Over the last two days of our stay in Ireland we spent time with Lindsey, another cousin of my father’s. Although Lindsey and I are close in age we had never met before this trip to Ireland. The rain was falling outside so it was a great opportunity to focus on catching up on a life time (well, make a start at least!) and discuss our shared interested in tracking down the family history. We have both become hooked on the detective work of searching online records for clues about our ancestors lives and stories, and regularly exchange emails about our discoveries.
Linen features strongly in our family history so it seemed appropriate to visit the Lisburn museum and their Flax to Fabric exhibition. It was fascinating to see the process of linen production and to realise the impact of the mechanisation of what had been a domestic industry for generations. The looms in their collection would have been housed in weavers’ cottages, their punch cards determine the jacquard pattern in the weave. There was one storage box on display with the name Greeves on it, sadly too high up to photograph well, but it was physical evidence of my 3x great grandfather John Greeves’ factory, his Linen Spinning mill in the Falls Road area of Belfast. The photograph is from the online collection from Belfast Live
With Lindsey we went to Oxford Island and the Lough Neagh Discovery Centre. In better weather we would probably have walked, but instead we talked. As well as the beautiful location the Discovery Centre had another bonus, an amazing local history collection including over 700 Quaker books and publications. We met the archivist, and he was keen to help us with our search for more clues to the stories of our family in this area.
Our final stop before heading to the airport for our flight home was another place of preservation – the National Trust property Castle Ward. On the shores of Strangford Lough we enjoyed a wander around the Old Castle farm with its turreted tower, and then a tour of the the 18th Century house, a strange mixture of Georgian and Gothic. The National Trust does an amazing job of conserving so many historic buildings enabling us to see architecture and interiors we would never be able to see other wise.

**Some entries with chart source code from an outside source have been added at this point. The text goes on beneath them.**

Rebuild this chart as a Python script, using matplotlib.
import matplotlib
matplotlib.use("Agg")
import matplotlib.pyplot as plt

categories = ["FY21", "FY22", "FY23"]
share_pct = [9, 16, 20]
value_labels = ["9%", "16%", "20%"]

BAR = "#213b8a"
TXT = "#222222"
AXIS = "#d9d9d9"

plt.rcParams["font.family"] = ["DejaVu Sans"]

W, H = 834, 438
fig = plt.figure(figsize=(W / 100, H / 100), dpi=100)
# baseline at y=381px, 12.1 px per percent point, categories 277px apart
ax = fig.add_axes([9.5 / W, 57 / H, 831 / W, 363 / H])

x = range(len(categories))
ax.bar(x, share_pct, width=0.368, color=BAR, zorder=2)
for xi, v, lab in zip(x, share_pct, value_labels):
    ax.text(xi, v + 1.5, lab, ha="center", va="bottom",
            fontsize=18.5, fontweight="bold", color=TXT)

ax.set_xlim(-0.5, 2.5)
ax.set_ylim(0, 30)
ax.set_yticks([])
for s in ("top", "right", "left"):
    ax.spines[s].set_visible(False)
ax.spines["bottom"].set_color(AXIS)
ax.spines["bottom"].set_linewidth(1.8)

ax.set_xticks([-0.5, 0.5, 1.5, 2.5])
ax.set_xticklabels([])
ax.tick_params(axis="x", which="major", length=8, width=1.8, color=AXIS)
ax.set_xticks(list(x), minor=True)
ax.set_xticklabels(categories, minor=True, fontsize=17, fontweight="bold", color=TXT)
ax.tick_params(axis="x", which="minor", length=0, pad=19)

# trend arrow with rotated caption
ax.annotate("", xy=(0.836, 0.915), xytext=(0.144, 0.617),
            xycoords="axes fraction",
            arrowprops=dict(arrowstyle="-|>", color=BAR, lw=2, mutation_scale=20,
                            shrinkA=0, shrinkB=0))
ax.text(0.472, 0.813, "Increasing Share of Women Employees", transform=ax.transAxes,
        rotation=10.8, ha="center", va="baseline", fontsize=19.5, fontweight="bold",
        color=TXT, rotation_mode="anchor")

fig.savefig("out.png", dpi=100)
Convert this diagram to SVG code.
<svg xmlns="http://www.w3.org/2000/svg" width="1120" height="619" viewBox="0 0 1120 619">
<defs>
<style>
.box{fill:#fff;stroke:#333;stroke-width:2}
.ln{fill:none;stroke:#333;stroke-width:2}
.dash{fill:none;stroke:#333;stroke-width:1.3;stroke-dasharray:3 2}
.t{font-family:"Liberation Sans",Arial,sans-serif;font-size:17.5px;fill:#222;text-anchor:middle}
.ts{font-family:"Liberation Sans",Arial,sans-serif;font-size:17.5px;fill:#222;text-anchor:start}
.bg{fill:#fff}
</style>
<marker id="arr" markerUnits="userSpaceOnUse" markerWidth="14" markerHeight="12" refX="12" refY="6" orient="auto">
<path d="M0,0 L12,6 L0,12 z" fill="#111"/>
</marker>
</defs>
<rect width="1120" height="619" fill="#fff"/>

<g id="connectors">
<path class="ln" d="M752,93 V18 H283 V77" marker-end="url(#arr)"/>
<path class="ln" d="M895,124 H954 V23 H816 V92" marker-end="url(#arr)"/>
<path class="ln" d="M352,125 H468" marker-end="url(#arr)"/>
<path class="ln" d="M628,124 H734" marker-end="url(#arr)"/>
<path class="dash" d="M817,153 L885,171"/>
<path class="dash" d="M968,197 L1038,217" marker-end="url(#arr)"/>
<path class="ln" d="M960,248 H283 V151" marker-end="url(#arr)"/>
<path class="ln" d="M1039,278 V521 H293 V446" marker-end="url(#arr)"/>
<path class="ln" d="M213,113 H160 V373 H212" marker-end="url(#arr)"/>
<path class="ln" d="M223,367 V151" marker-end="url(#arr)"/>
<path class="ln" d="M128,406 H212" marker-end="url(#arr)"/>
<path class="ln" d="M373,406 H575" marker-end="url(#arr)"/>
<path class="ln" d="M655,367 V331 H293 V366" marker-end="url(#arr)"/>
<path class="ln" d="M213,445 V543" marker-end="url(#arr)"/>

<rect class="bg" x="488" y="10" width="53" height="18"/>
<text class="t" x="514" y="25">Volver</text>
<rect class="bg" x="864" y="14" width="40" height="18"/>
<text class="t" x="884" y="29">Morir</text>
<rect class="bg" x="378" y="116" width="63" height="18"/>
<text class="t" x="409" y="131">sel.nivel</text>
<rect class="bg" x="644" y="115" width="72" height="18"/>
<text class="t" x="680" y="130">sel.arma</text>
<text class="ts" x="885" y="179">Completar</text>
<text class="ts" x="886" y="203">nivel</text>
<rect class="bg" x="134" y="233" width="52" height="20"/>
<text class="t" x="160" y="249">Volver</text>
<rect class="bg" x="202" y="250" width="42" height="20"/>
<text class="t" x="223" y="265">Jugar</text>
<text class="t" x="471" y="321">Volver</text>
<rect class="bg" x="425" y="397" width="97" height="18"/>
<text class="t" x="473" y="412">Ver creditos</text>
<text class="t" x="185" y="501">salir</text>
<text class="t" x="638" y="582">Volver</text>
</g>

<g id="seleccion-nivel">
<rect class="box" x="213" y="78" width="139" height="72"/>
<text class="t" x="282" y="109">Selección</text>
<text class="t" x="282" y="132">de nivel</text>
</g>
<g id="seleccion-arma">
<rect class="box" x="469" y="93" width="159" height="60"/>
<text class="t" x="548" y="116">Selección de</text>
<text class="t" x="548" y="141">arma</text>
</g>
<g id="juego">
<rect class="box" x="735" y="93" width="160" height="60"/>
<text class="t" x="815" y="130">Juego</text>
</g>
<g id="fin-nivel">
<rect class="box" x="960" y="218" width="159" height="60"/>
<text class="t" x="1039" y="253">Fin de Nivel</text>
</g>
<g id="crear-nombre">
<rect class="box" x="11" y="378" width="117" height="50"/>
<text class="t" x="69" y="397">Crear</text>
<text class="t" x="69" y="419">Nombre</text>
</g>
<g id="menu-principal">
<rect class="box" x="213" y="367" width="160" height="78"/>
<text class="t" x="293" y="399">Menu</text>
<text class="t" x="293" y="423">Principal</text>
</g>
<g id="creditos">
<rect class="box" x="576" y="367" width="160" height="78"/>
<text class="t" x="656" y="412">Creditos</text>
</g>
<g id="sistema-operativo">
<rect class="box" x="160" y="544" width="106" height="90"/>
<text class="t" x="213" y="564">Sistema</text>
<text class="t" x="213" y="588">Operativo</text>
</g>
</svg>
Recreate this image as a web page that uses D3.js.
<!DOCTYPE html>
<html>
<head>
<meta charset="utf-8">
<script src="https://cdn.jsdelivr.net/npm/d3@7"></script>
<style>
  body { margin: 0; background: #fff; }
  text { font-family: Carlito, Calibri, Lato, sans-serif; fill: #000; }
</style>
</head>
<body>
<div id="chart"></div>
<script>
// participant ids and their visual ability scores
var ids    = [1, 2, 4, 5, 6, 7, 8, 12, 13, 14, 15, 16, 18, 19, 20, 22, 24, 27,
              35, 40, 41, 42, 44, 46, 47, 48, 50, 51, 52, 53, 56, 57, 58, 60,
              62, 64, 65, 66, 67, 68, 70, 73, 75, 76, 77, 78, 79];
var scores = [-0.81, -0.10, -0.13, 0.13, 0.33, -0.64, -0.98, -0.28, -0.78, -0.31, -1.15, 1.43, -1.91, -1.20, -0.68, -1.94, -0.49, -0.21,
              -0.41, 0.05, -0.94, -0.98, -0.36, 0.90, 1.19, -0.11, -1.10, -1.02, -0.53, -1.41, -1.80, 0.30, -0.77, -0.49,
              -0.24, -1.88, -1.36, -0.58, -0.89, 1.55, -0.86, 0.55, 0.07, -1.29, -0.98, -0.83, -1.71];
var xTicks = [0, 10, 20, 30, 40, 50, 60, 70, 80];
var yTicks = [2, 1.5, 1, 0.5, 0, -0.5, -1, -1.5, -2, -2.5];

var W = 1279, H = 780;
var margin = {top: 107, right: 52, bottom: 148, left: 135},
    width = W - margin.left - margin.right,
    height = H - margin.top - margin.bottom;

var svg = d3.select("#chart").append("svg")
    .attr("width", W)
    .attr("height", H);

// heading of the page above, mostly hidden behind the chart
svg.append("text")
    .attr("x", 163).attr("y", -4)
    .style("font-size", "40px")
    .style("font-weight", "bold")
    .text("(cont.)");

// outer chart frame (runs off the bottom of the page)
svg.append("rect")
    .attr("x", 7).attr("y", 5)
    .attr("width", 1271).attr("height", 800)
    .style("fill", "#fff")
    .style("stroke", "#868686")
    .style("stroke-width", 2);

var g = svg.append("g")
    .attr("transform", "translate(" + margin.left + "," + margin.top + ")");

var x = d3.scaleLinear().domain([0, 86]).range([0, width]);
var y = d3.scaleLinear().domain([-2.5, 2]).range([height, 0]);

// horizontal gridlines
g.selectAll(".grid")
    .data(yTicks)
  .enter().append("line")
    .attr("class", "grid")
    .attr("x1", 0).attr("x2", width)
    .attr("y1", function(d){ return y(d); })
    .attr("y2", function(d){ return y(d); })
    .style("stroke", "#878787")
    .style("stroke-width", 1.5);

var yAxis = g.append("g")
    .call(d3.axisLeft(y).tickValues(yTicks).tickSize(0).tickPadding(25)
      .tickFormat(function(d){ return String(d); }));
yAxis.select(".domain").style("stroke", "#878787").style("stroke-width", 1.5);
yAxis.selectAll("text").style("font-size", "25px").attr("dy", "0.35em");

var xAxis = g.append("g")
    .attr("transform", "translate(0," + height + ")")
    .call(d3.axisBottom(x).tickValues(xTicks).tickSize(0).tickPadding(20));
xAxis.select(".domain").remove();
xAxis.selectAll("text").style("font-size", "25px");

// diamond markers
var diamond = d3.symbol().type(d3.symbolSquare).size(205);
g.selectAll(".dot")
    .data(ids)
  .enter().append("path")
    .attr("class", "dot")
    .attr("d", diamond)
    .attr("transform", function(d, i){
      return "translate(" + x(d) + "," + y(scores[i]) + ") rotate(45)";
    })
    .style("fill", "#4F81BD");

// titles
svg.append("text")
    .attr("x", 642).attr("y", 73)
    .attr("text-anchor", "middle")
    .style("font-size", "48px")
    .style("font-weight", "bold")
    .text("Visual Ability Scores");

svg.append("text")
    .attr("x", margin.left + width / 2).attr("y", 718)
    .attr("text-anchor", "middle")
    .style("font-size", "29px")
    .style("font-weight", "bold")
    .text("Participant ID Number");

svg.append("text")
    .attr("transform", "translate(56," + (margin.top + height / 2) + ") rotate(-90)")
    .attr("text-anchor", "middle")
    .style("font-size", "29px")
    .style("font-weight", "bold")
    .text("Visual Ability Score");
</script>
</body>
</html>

Their conservation principles are to manage the land, structures and collections in their care “ensuring that their special qualities are protected, enhanced, enjoyed and understood by present and future generations”. Ironically Castle Ward is a site of the filming of Winterfell in Game of Thrones, raising interesting questions in my mind about historical reality and the nature of historical fiction and fantasy novels.
However, and why ever, we study history, to unearth forgotten facts or create fiction and fantasy, thank you to all those whose work of preservation and conservation enable us to access and understand truths about our past and present (and future?)